As currently drafted these are likely to have a negative effect on the quantity and quality of PPP transactions in Canada.
CCPPP has drafted a detailed response to the PSAB Exposure Draft (PSAB 3160) to encourage the adoption of standards that strike a fair and balanced approach to the P3 model. Our draft response can be read here.
The Council recommends members voice any concerns they may have and/or add their support to the recommendations the Council is making by the comment period deadline of February 29, 2020.

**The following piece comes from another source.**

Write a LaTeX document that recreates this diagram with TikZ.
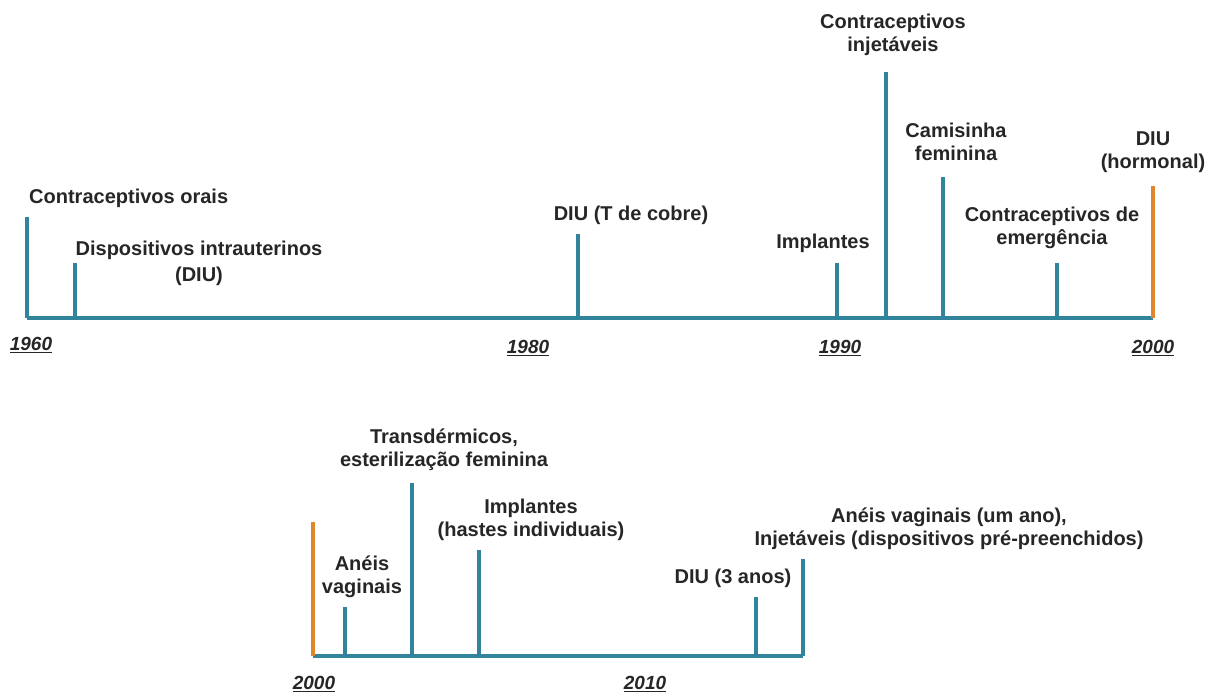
\documentclass[tikz,border=0pt]{standalone}
\usepackage{fontspec}
\setmainfont{Liberation Sans}
\definecolor{stemteal}{HTML}{31849B}
\definecolor{stemorange}{HTML}{E0862F}
\definecolor{ink}{HTML}{262626}
\tikzset{
  stem/.style={draw=stemteal, line width=3.2pt},
  stemhl/.style={draw=stemorange, line width=3.2pt},
  lbl/.style={font=\bfseries\fontsize{20}{23}\selectfont, text=ink, align=center, inner sep=0pt},
  yr/.style={font=\bfseries\itshape\fontsize{19}{23}\selectfont, text=ink, inner sep=0pt},
}
\newcommand{\yearlbl}[1]{\underline{#1}}
\begin{document}
\begin{tikzpicture}[x=1pt, y=-1pt]
\useasboundingbox (0,0) rectangle (1212,694);

% ---------- first period: 1960-2000 ----------
\coordinate (a0) at (27,318);
\coordinate (a1) at (1153,318);
\foreach \n/\x/\t in {p1/27/217, p2/75/263, p3/578/234, p4/837/263, p5/886/72, p6/943/177, p7/1057/263}{
  \coordinate (\n b) at (\x,318);
  \coordinate (\n t) at (\x,\t);
}
\coordinate (p8b) at (1153,318);
\coordinate (p8t) at (1153,186);

\draw[stem] (a0) -- (a1);
\foreach \n in {p1,p2,p3,p4,p5,p6,p7}{ \draw[stem] (\n b) -- (\n t); }
\draw[stemhl] (p8b) -- (p8t);

\node[lbl, anchor=west] (l1) at (29,198) {Contraceptivos orais};
\node[lbl] (l2) at (199,263) {Dispositivos intrauterinos\\[3pt](DIU)};
\node[lbl] (l3) at (631,215) {DIU (T de cobre)};
\node[lbl] (l4) at (823,243) {Implantes};
\node[lbl] (l5) at (893,34.5) {Contraceptivos\\injetáveis};
\node[lbl] (l6) at (956,141.5) {Camisinha\\feminina};
\node[lbl] (l7) at (1052,228) {Contraceptivos de\\emergência};
\node[lbl] (l8) at (1153,152) {DIU\\(hormonal)};

\node[yr] (y1960) at (31,345) {\yearlbl{1960}};
\node[yr] (y1980) at (528,348) {\yearlbl{1980}};
\node[yr] (y1990) at (840,348) {\yearlbl{1990}};
\node[yr] (y2000a) at (1153,348) {\yearlbl{2000}};

% ---------- second period: 2000-2010 ----------
\coordinate (b0) at (313,656);
\coordinate (b1) at (803,656);
\foreach \n/\x/\t in {q2/345/607, q3/412/483, q4/479/550, q5/756/597, q6/803/559}{
  \coordinate (\n b) at (\x,656);
  \coordinate (\n t) at (\x,\t);
}
\coordinate (q1b) at (313,656);
\coordinate (q1t) at (313,522);

\draw[stem] (b0) -- (b1);
\foreach \n in {q2,q3,q4,q5,q6}{ \draw[stem] (\n b) -- (\n t); }
\draw[stemhl] (q1b) -- (q1t);

\node[lbl] (m2) at (362,577) {Anéis\\vaginais};
\node[lbl] (m3) at (444,450) {Transdérmicos,\\esterilização feminina};
\node[lbl] (m4) at (531,520) {Implantes\\(hastes individuais)};
\node[lbl] (m5) at (733,578) {DIU (3 anos)};
\node[lbl] (m6) at (949,529) {Anéis vaginais (um ano),\\Injetáveis (dispositivos pré-preenchidos)};

\node[yr] (y2000b) at (314,684) {\yearlbl{2000}};
\node[yr] (y2010) at (645,684) {\yearlbl{2010}};
\end{tikzpicture}
\end{document}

Your response will enhance the likelihood that fair changes are enacted. The PSAB will make a decision on whether to publish or amend the standards within the next few months.
What You Can Do
Send a Letter: Write to PSAB directly outlining your concerns. We have drafted a suggested form letter, which you may wish to use or modify as you think appropriate. All responses must be sent by February 29, 2020. Details on how to submit letters can be found on the PSAB website.
Send Us Your Comments to include in CCPPP's Official Response: If you have areas of concern you’d like the Council to highlight in its official response to the PSAB, please send your comments to [email protected] with the email subject line Attn: PSAB Changes by January 31, 2020 for consideration.
Call Us with Your Thoughts: CCPPP will also host a call-in session with Nick Hann, the CCPPP board member who has drafted our response, on the PSAB changes on Tuesday, January 28 at 12 noon EST. Call in numbers are: 1.877.969.8433 toll-free within North America or 416.343.2285 in Toronto. The conference ID is 3348083
Quick Read: CCPPP's Concerns on Proposed New PPP Accounting Standards
The PSAB's proposed Exposure Draft is broadly consistent with the International Public Sector Accounting Standard IPSAS 32 in relation to Service Concession Arrangements.
However, this is problematic in a number of important areas and is often modified in practice by other forms of guidance. For example, in Europe the accounting rules set by the European System of Accounts excludes liabilities from public sector balance sheets if the private sector bears most of the project’s risks and rewards.
Key issues can be briefly summarized as:
- There is no recognition of the risk transfer features of PPPs, differences from conventional delivery or the fact that choices between initial capital expenditures and life cycle costs may differ significantly. In most cases this means PPPs will reflect a higher capitalization of assets and liabilities (which affects government budgeting) than conventional delivery. This will discourage the use of high quality PPP transactions.
- There is no distinction made between availability payment projects and those in which the private sector collects user pay revenue streams. User pay demand risk transactions will be consolidated on government balance sheets reflecting a liability equivalent to the forecast revenues. This will significantly discourage the use of user pay PPP transactions.
- Overall under the proposed Exposure Draft the accounting treatment for the following transactions would be the same (assuming the same construction cost):
- A Design-Build of a road, paid entirely by government through milestone construction payments and/ or substantial completion payments (DBF);
- An availability payment based PPP concession with performance-based payments made over 30 years (DBFOM);
- A user pay transaction, where no payments are made directly by government but revenues are created by the right to levy a charge on users.